The social protest movement sprang up after Argentina's economic collapse two years ago. The crisis was marked by a steep currency devaluation and a five year recession that pushed nearly one in every two Argentines into poverty.
Unemployment remains stuck in double digits at 13 percent even though most economists say the economy grew by at least 8 percent last year.
Hoping to alleviate the social impact of the crisis, Kirchner's government has upheld payments of $50 a month to out-of work heads of households to more than two million people.
But the government has said it wants to cut about 250,000 people from the welfare payrolls because of suspected graft by groups in charge of distributing the aid.
Officials say government investigations showed in some cases people who found jobs continue to receive the subsidy, or more than one person in a household was receiving it.
The continuing demonstrations coincide with escalating international pressure on the government to negotiate with creditors on the $100 billion in defaulted debt that was another product of the crisis.

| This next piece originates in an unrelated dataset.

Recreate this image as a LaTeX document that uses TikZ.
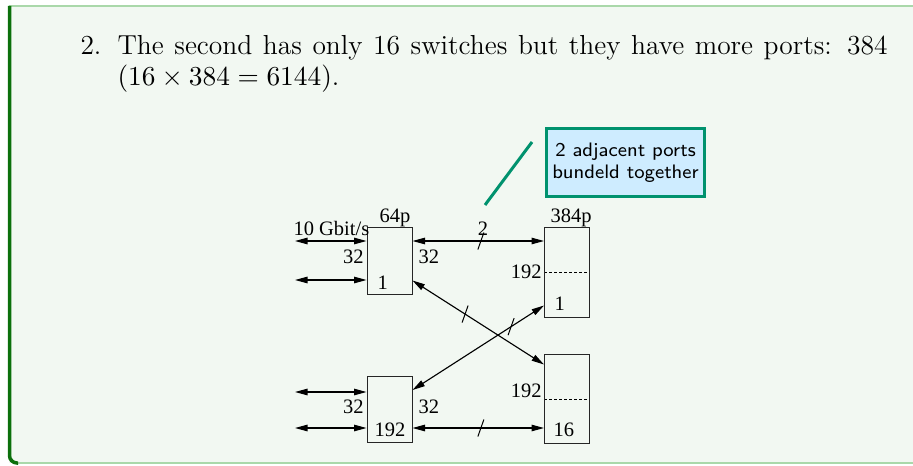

Yesterday, German Finance Minister Hans Eichel was in Buenos Aires on the second day of a visit to push Argentina to move ahead with debt talks.
Germany has a leading European voice within the Washington based International Monetary Fund.
Last year, the IMF agreed to an Argentine rescue package totaling $13.3 billion over several years. Yet continued disbursements of the package are dependent on periodic IMF reviews of whether Argentina is making progress on economic reforms promised as part of the plan.